Head Lopper

Head Lopper 1 & 2 Book Cover Head Lopper 1 & 2
Andrew Maclean
fantasy
self-published
Issue 1 available now, issue 2 available for pre-order
60
http://andrewmaclean.storenvy.com

A somewhat tongue-in-cheek swords and monsters comic.


Nomadic warrior, Norgal and his unlikely companion, the severed head of Agatha the Blue Witch, have arrived on the rocky shores of the Scottish Isle of Barra. They come prepared to slay the sea serpent but can they survive all of the island's deadly trials? And can they survive each other's company?

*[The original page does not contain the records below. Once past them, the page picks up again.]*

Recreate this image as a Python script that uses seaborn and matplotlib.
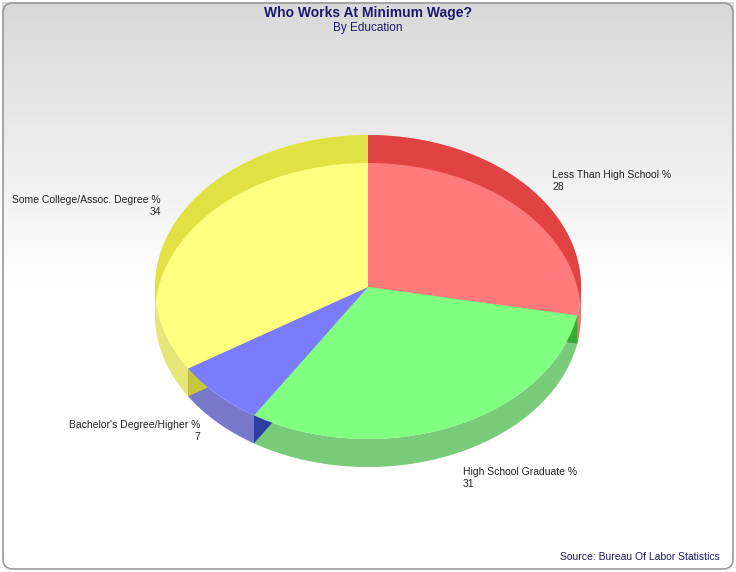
import numpy as np
import matplotlib
matplotlib.use("Agg")
import matplotlib.pyplot as plt
import seaborn as sns
from matplotlib.patches import Polygon, FancyBboxPatch

sns.set_theme(style="white")
plt.rcParams['font.family'] = ['Liberation Sans', 'DejaVu Sans']

categories = ["Less Than High School %", "High School Graduate %", "Bachelor's Degree/Higher %", "Some College/Assoc. Degree %"]
values = [28, 31, 7, 34]
top_colors = ["#ff7b7b", "#80ff80", "#7b7bff", "#ffff80"]
side_colors = ["#d83030", "#30b030", "#3030b0", "#d8d830"]

fig = plt.figure(figsize=(7.36, 5.72), dpi=100)
ax = fig.add_axes([0, 0, 1, 1])
ax.set_xlim(0, 736); ax.set_ylim(572, 0); ax.axis("off")

g = np.linspace(0, 1, 200)[:, None]
shade = np.clip(0.85 + 0.3 * g, 0, 1)
img = np.repeat(shade[:, :, None], 3, axis=2)
ax.imshow(img, extent=[2, 734, 570, 2], aspect="auto", zorder=0)
ax.add_patch(FancyBboxPatch((3, 3), 730, 566, boxstyle="round,pad=0,rounding_size=10",
                            fill=False, ec="#999999", lw=1.2, zorder=1))

cx, cy, rx, ry, dep = 368, 287, 213, 152, 28
def pt(t, d=0, r=1.0):
    return (cx + r * rx * np.sin(t), cy - r * ry * np.cos(t) + d)

fr = np.cumsum([0] + values) / sum(values) * 2 * np.pi
for i in range(len(values)):
    a0, a1 = fr[i], fr[i + 1]
    ts = np.linspace(a0, a1, 100)
    tsv = ts[np.cos(ts) < 0.05]
    if len(tsv) > 1:
        poly = [pt(t) for t in tsv] + [pt(t, dep) for t in tsv[::-1]]
        ax.add_patch(Polygon(poly, closed=True, fc=side_colors[i], ec="none", alpha=0.65, zorder=2))
    for a in (a0, a1):
        poly = [pt(a, 0, 0), pt(a), pt(a, dep), pt(a, dep, 0)]
        ax.add_patch(Polygon(poly, closed=True, fc=side_colors[i], ec="none", alpha=0.9, zorder=2))
for i in range(len(values)):
    ts = np.linspace(fr[i], fr[i + 1], 100)
    poly = [(cx, cy)] + [pt(t) for t in ts]
    ax.add_patch(Polygon(poly, closed=True, fc=top_colors[i], ec="none", zorder=3))
    tb = ts[np.cos(ts) > 0]
    if len(tb) > 1:
        rim = [pt(t) for t in tb] + [pt(t, dep) for t in tb[::-1]]
        ax.add_patch(Polygon(rim, closed=True, fc=side_colors[i], ec="none", alpha=0.75, zorder=3))

kw = dict(fontsize=7.5, color="#222222", zorder=5, va="top")
ax.text(552, 170, f"{categories[0]}\n{values[0]}", ha="left", **kw)
ax.text(463, 467, f"{categories[1]}\n{values[1]}", ha="left", **kw)
ax.text(200, 420, f"{categories[2]}\n{values[2]}", ha="right", multialignment="right", **kw)
ax.text(161, 195, f"{categories[3]}\n{values[3]}", ha="right", multialignment="right", **kw)

ax.text(368, 13, "Who Works At Minimum Wage?", ha="center", va="center", fontsize=10,
        fontweight="bold", color="#1a1a6e", zorder=5)
ax.text(368, 28, "By Education", ha="center", va="center", fontsize=8.5, color="#1a1a6e", zorder=5)
ax.text(720, 557, "Source: Bureau Of Labor Statistics", ha="right", va="center", fontsize=7.5,
        color="#1a1a6e", zorder=5)

fig.savefig("out.png", dpi=100)
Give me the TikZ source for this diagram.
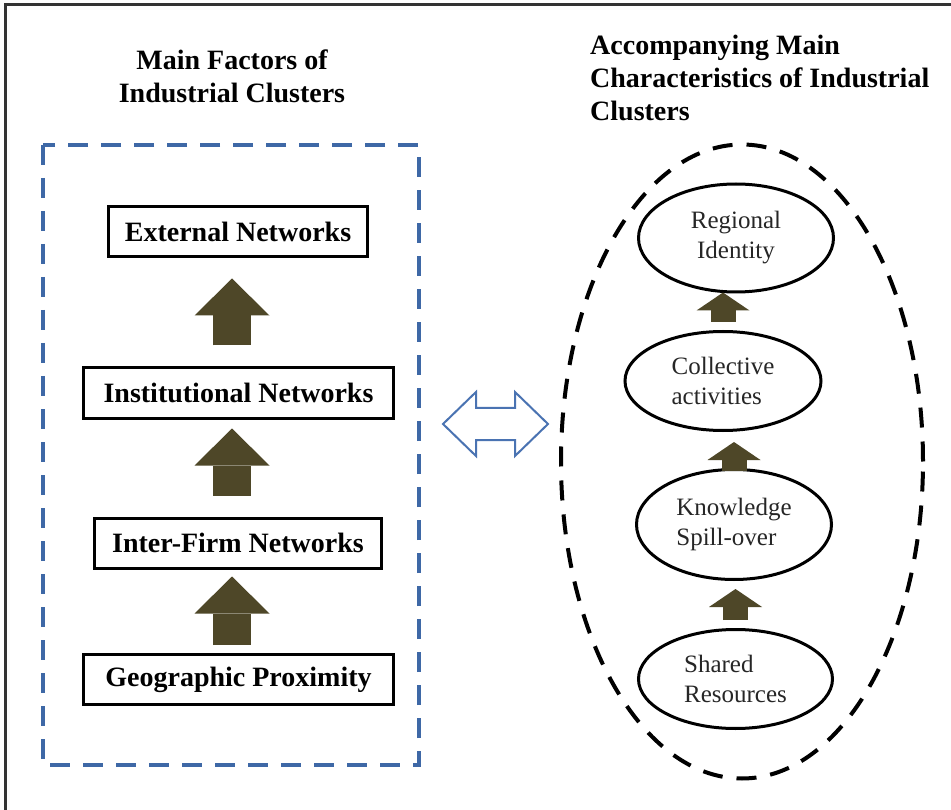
\documentclass[tikz,border=0pt]{standalone}
\usepackage{fontspec}
\setmainfont{Liberation Serif}
\usetikzlibrary{arrows.meta}
\usetikzlibrary{calc}
\usetikzlibrary{shapes.geometric}
\definecolor{arrowbrown}{RGB}{78,71,40}
\definecolor{boxblue}{RGB}{62,104,166}
\definecolor{swapblue}{RGB}{74,115,178}

\begin{document}
\begin{tikzpicture}[
    x=1pt, y=-1pt,
    title/.style={font=\fontsize{28}{33}\selectfont\bfseries, inner sep=0pt},
    factor/.style={draw, line width=3pt, font=\fontsize{28}{33}\selectfont\bfseries, inner xsep=5pt, minimum height=50pt},
    trait/.style={ellipse, draw, line width=3pt, align=left, text=black!85, font=\fontsize{25}{30}\selectfont, inner sep=0pt},
    big arrow/.style={arrowbrown, line width=38pt, -{Triangle[width=75pt,length=37pt,line width=0pt]}},
    small arrow/.style={arrowbrown, line width=25pt, -{Triangle[width=53pt,length=18pt,line width=0pt]}},
    dashed line/.style={line width=3.5pt, dash pattern=on 20pt off 13pt}
    ]

    % page and frame
    \useasboundingbox[fill=white] (0,0) rectangle (951,810);
    \draw[line width=3pt, black!80] (951,5) -- (5,5) -- (5,810);

    % titles
    \node[title, align=center, anchor=north] (factors title) at (232,49.5) {Main Factors of\\Industrial Clusters};
    \node[title, align=left, anchor=north west] (traits title) at (590,34.5) {Accompanying Main\\Characteristics of Industrial\\Clusters};

    % main factors
    \draw[dashed line, boxblue] (43,145) rectangle (419,765);
    \node[factor, minimum width=259pt] (ext) at (238,232) {External Networks};
    \node[factor, minimum width=310pt] (inst) at (238.5,393) {Institutional Networks};
    \node[factor, minimum width=287pt] (inter) at (238,543) {Inter-Firm Networks};
    \node[factor, minimum width=310pt] (geo) at (238.5,679.5) {Geographic Proximity};
    \draw[big arrow, shorten <=8pt, shorten >=7pt] ([xshift=-6.5pt]geo.north) -- ([xshift=-6.5pt]geo.north |- inter.south);
    \draw[big arrow, shorten <=21pt, shorten >=9pt] ([xshift=-6pt]inter.north) -- ([xshift=-6pt]inter.north |- inst.south);
    \draw[big arrow, shorten <=21pt, shorten >=20pt] ([xshift=-6.5pt]inst.north) -- ([xshift=-6.5pt]inst.north |- ext.south);

    % link
    \coordinate (swap) at (495.5,424);
    \draw[swapblue, line width=2pt, fill=white] ($(swap)+(-52.5,0)$) -- ++(33,-32) -- ++(0,16) -- ++(39,0) -- ++(0,-16)
        -- ++(33,32) -- ++(-33,32) -- ++(0,-16) -- ++(-39,0) -- ++(0,16) -- cycle;

    % characteristics
    \draw[dashed line, line width=4pt, dash pattern=on 20pt off 14pt] (742,461.5) ellipse [x radius=181pt, y radius=317pt];
    \node[trait, align=center, minimum width=195pt, minimum height=108pt] (reg) at (736,238) {Regional\\Identity};
    \node[trait, minimum width=196pt, minimum height=99pt] (coll) at (723,381) {Collective\\activities};
    \node[trait, minimum width=195pt, minimum height=110pt] (know) at (734,524.5) {Knowledge\\Spill-over};
    \node[trait, minimum width=194pt, minimum height=99pt] (shared) at (735.5,679) {Shared\\Resources};
    \draw[small arrow, shorten <=8pt, shorten >=8pt] (shared.north) -- (shared.north |- know.south);
    \draw[small arrow, shorten <=-3pt, shorten >=10pt] (know.north) -- (know.north |- coll.south);
    \draw[small arrow, shorten <=8pt, shorten >=-1pt] (coll.north) -- (coll.north |- reg.south);

\end{tikzpicture}
\end{document}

HEAD LOPPER written & illustrated by ANDREW MACLEAN.

head lopperI first discovered Andrew Maclean’s HEAD LOPPER at MICE 2013. That would be the Massachusetts Independent Comics Expo, in case you were wondering. I was immediately struck by his artwork, and while it was a debate between his DEPARTMENT 0 and HEAD LOPPER, I went with HEAD LOPPER if only because Matt (Barbarian Lord) Smith had a copy of it at *his* table and it looked fun.

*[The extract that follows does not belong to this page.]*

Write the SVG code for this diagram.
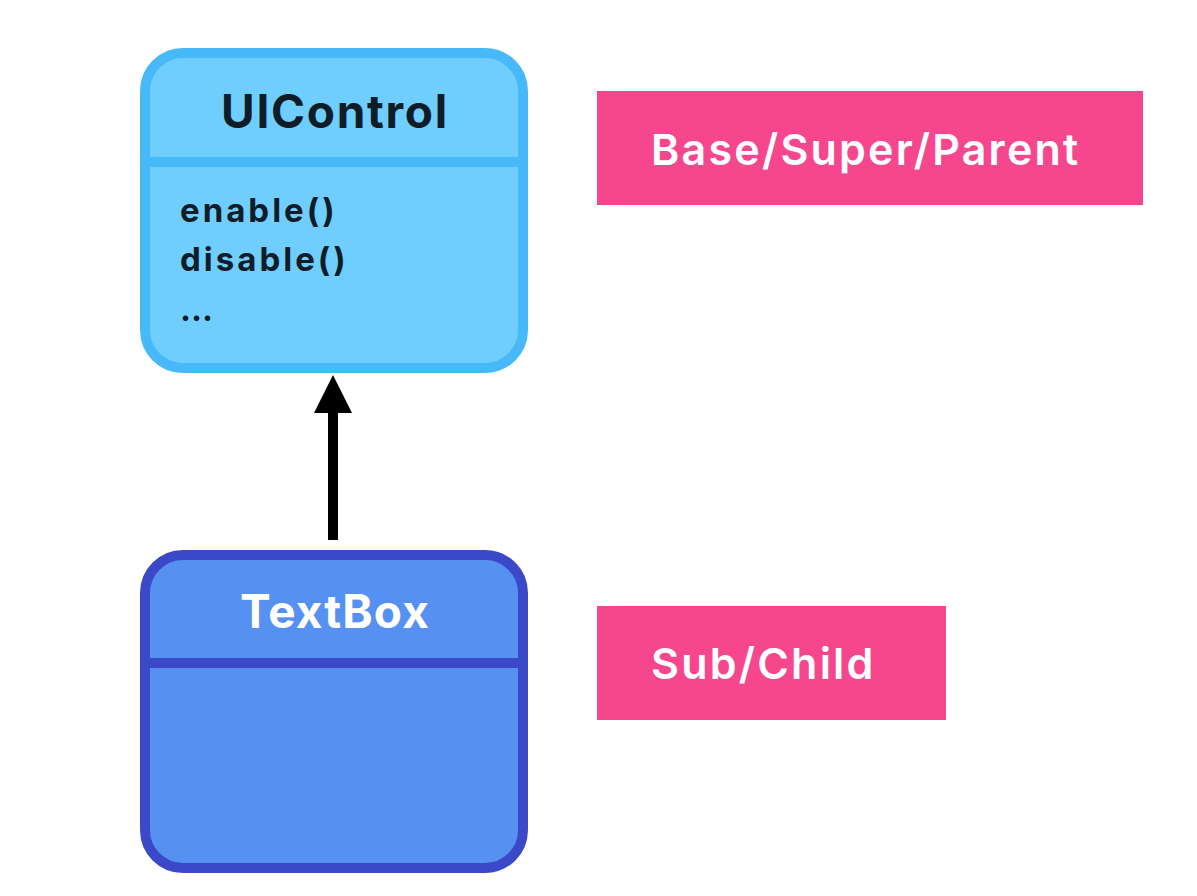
<svg xmlns="http://www.w3.org/2000/svg" width="1197" height="896" viewBox="0 0 1197 896">
<defs>
<style>
.t{font-family:Inter,"Open Sans","Liberation Sans",sans-serif;}
.title{font-size:46px;font-weight:700;text-anchor:middle;}
.member{font-size:33px;font-weight:700;fill:#0f1d28;letter-spacing:3px;}
.label{font-size:43px;font-weight:600;fill:#ffffff;letter-spacing:2.2px;}
.tag{fill:#f5468e;}
</style>
</defs>
<rect width="1197" height="896" fill="#ffffff"/>
<g id="UIControl">
<rect x="145" y="53" width="378" height="315" rx="38" fill="#6fcefd" stroke="#47b9f8" stroke-width="10"/>
<line x1="145" y1="162" x2="523" y2="162" stroke="#47b9f8" stroke-width="10"/>
<text class="t title" x="335" y="128" fill="#0f1d28" style="letter-spacing:1.7px">UIControl</text>
<text class="t member" x="180" y="222">enable()</text>
<text class="t member" x="180" y="271">disable()</text>
<text class="t member" x="180" y="321" style="letter-spacing:0px">...</text>
</g>
<g id="TextBox">
<rect x="145" y="555" width="378" height="313" rx="38" fill="#5691f2" stroke="#3b48c8" stroke-width="10"/>
<line x1="145" y1="663" x2="523" y2="663" stroke="#3b48c8" stroke-width="10"/>
<text class="t title" x="335" y="628" fill="#ffffff" style="letter-spacing:1.1px">TextBox</text>
</g>
<g id="BaseLabel">
<rect class="tag" x="597" y="91" width="546" height="114"/>
<text class="t label" x="651" y="165">Base/Super/Parent</text>
</g>
<g id="SubLabel">
<rect class="tag" x="597" y="606" width="349" height="114"/>
<text class="t label" x="651" y="679">Sub/Child</text>
</g>
<g id="connectors">
<line x1="333" y1="540" x2="333" y2="410" stroke="#000000" stroke-width="10"/>
<polygon points="333,375 352,413 314,413" fill="#000000"/>
</g>
</svg>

It was fun, and remains fun.

HEAD LOPPER is the tale of Norgal, aka Head Lopper (or The Head Lopper, depending on who is speaking). When we first meet our hero, he is arriving at the Island of Barra, where strange things are happening. Giant wolves and other creatures are terrorizing the inhabitants and so they’ve called for the Head Lopper, although the priests who have summoned him make the mistake of thinking he’s going to work for free. Apparently the priests don’t realize being Head Lopper doesn’t exactly pay the bills on it’s own. We also discover that the giant bag Norgal carries over his shoulder carries the decapitated head of Agatha Blue Witch, and while she may be short on body, she’s big on trying to freak people out by shouting BOO at them. Decapitated? Yes. Dead? Apparently not quite.

The second issue of Head Lopper continues the Wolves of Barra story, as we get our first glimpse at the true villain(s) of the story. We also get to meet the current ruler(s) of Barra, and we find the priests from the first issue still none-to-thrilled with Norgal.

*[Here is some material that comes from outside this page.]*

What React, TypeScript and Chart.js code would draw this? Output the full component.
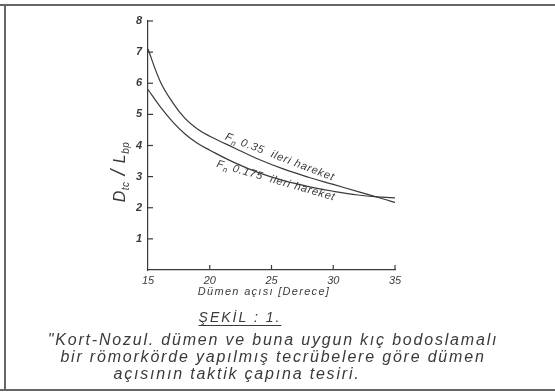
import React, { useEffect, useRef } from "react";
import { Chart, registerables } from "chart.js";

Chart.register(...registerables);

// Rudder angle (degrees) and tactical diameter ratio Dtc/Lbp
const rudderAngles = [15, 16, 17, 18, 19, 20, 22, 24, 26, 28, 30, 32, 34, 35];
const fn035 = [7.1, 6.05, 5.38, 4.87, 4.53, 4.3, 3.92, 3.55, 3.24, 2.98, 2.75, 2.52, 2.29, 2.17];
const fn0175 = [5.8, 5.24, 4.76, 4.37, 4.07, 3.85, 3.45, 3.12, 2.87, 2.68, 2.53, 2.41, 2.34, 2.32];

const xTicks = [15, 20, 25, 30, 35];
const yTicks = [1, 2, 3, 4, 5, 6, 7, 8];

const curveLabels = [
  { main: "F", sub: "n", rest: " 0.35  ileri hareket", x: 21.2, y: 4.2, angle: 21 },
  { main: "F", sub: "n", rest: " 0.175  ileri hareket", x: 20.5, y: 3.32, angle: 16 },
];

const INK = "#3a3a3a";
const HAND = "'Liberation Sans', 'DejaVu Sans', sans-serif";

const decorPlugin = {
  id: "decor",
  afterDraw(chart: any) {
    const { ctx, scales } = chart;
    const xs = scales.x;
    const ys = scales.y;
    ctx.save();
    ctx.strokeStyle = INK;
    ctx.lineWidth = 1.2;
    // inward tick marks
    yTicks.forEach((v) => {
      const py = ys.getPixelForValue(v);
      ctx.beginPath();
      ctx.moveTo(xs.left, py);
      ctx.lineTo(xs.left + 5, py);
      ctx.stroke();
    });
    xTicks.slice(1).forEach((v) => {
      const px = xs.getPixelForValue(v);
      ctx.beginPath();
      ctx.moveTo(px, ys.bottom);
      ctx.lineTo(px, ys.bottom - 5);
      ctx.stroke();
    });

    // curve labels
    ctx.fillStyle = INK;
    (ctx as any).letterSpacing = "0.8px";
    curveLabels.forEach((l) => {
      const px = xs.getPixelForValue(l.x);
      const py = ys.getPixelForValue(l.y);
      ctx.save();
      ctx.translate(px, py);
      ctx.rotate((l.angle * Math.PI) / 180);
      ctx.textBaseline = "alphabetic";
      ctx.font = `italic 11px ${HAND}`;
      ctx.fillText(l.main, 0, 0);
      let w = ctx.measureText(l.main).width;
      ctx.font = `italic 8px ${HAND}`;
      ctx.fillText(l.sub, w, 3);
      w += ctx.measureText(l.sub).width;
      ctx.font = `italic 11px ${HAND}`;
      ctx.fillText(l.rest, w, 0);
      ctx.restore();
    });

    // y-axis title Dtc / Lbp
    const parts = [
      { t: "D", size: 16, dy: 0 },
      { t: "tc", size: 10, dy: 4 },
      { t: " / ", size: 20, dy: 0 },
      { t: "L", size: 16, dy: 0 },
      { t: "bp", size: 10, dy: 4 },
    ];
    (ctx as any).letterSpacing = "0.5px";
    let total = 0;
    parts.forEach((p) => {
      ctx.font = `italic ${p.size}px ${HAND}`;
      total += ctx.measureText(p.t).width;
    });
    ctx.save();
    ctx.translate(xs.left - 28, ys.getPixelForValue(3.15));
    ctx.rotate(-Math.PI / 2);
    let cx = -total / 2;
    parts.forEach((p) => {
      ctx.font = `italic ${p.size}px ${HAND}`;
      ctx.fillText(p.t, cx, p.dy + 5);
      cx += ctx.measureText(p.t).width;
    });
    ctx.restore();
    ctx.restore();
  },
};

export default function App() {
  const ref = useRef<HTMLCanvasElement>(null);

  useEffect(() => {
    if (!ref.current) return;
    const chart = new Chart(ref.current, {
      type: "line",
      data: {
        datasets: [
          {
            label: "Fn 0.35 ileri hareket",
            data: rudderAngles.map((a, i) => ({ x: a, y: fn035[i] })),
            borderColor: INK,
            borderWidth: 1.2,
            pointRadius: 0,
            tension: 0.4,
          },
          {
            label: "Fn 0.175 ileri hareket",
            data: rudderAngles.map((a, i) => ({ x: a, y: fn0175[i] })),
            borderColor: INK,
            borderWidth: 1.2,
            pointRadius: 0,
            tension: 0.4,
          },
        ],
      },
      options: {
        animation: false,
        responsive: false,
        devicePixelRatio: 1,
        layout: { padding: { left: 0, right: 160, top: 21, bottom: 0 } },
        plugins: { legend: { display: false }, tooltip: { enabled: false } },
        scales: {
          x: {
            type: "linear",
            min: 15,
            max: 35,
            afterFit: (s: any) => {
              s.height = 122;
            },
            afterBuildTicks: (s: any) => {
              s.ticks = xTicks.map((v) => ({ value: v }));
            },
            grid: { display: false, drawTicks: false },
            border: { display: true, color: INK, width: 1.2 },
            ticks: {
              padding: 4,
              color: INK,
              font: { family: HAND, size: 11, style: "italic" },
            },
          },
          y: {
            type: "linear",
            min: 0,
            max: 8,
            afterFit: (s: any) => {
              s.width = 148;
            },
            afterBuildTicks: (s: any) => {
              s.ticks = yTicks.map((v) => ({ value: v }));
            },
            grid: { display: false, drawTicks: false },
            border: { display: true, color: INK, width: 1.2 },
            ticks: {
              padding: 6,
              color: INK,
              font: { family: HAND, size: 11, style: "italic", weight: "bold" },
            },
          },
        },
      },
      plugins: [decorPlugin],
    } as any);
    return () => chart.destroy();
  }, []);

  const text = (top: number, center: number, size: number, spacing: number, content: string, extra: any = {}) => (
    <div
      style={{
        position: "absolute",
        top,
        left: center - 300,
        width: 600,
        textAlign: "center",
        fontFamily: HAND,
        fontStyle: "italic",
        fontSize: size,
        letterSpacing: spacing,
        color: INK,
        lineHeight: `${size + 2}px`,
        whiteSpace: "nowrap",
        ...extra,
      }}
    >
      {content}
    </div>
  );

  return (
    <div
      style={{
        position: "fixed",
        left: 0,
        top: 0,
        width: 555,
        height: 392,
        background: "#ffffff",
        overflow: "hidden",
      }}
    >
      <canvas ref={ref} width={555} height={392} style={{ position: "absolute", left: 0, top: 0 }} />
      <div style={{ position: "absolute", left: 0, top: 4, width: 555, height: 2, background: "#666" }} />
      <div style={{ position: "absolute", left: 4, top: 4, width: 2, height: 387, background: "#666" }} />
      <div style={{ position: "absolute", left: 0, top: 389, width: 555, height: 2, background: "#666" }} />
      {text(285, 264, 11, 1.3, "Dümen açısı [Derece]")}
      {text(309, 240, 14, 2, "ŞEKİL : 1.", { textDecoration: "underline", textUnderlineOffset: "3px" })}
      {text(331, 273, 16, 1.8, "\"Kort-Nozul. dümen ve buna uygun kıç bodoslamalı")}
      {text(348, 273, 16, 1.8, "bir römorkörde yapılmış tecrübelere göre dümen")}
      {text(365, 237, 16, 1.8, "açısının taktik çapına tesiri.")}
    </div>
  );
}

Andrew Maclean’s writing is a lot of fun (as I may have mentioned a few times). There’s definitely influence of Mignola and Avon Oeming in both the writing of the story as well as the art, and that’s no bad thing. There’s definitely a sense of history behind all the characters and settings… world building on small scale. You won’t be overwhelmed with a lot of unnecessary details, but you’ll believe in the world the story takes place in, and that’s the important thing.

Art-wise, again, Maclean has some clear influences in Mignola and Avon Oeming, but there’s other artists influence as well. Paul Pope perhaps? Corey Lewis? Some manga artists as well no doubt. However that’s not to say Maclean’s artwork is derivative, because it’s not. Maclean’s artwork may show it’s influences, but his artwork definitely stands (and stands out) on it’s own.

I should also give credit to Mike Spicer who colors the book and does an excellent job of it. It’s a very colorful book, without being over rendered. Again, it’s calls to mind the coloring of something like HELLBOY.

I would also be remiss if I didn’t point out the fantastic guest artist gallery, featuring… oh, wouldn’t you know? Avon Oeming and Mike Mignola, just to name two.

Definitely find yourself copies of Head Lopper 1 & 2, and then wait anxiously for the 3rd installment in the Wolves of Barra storyline.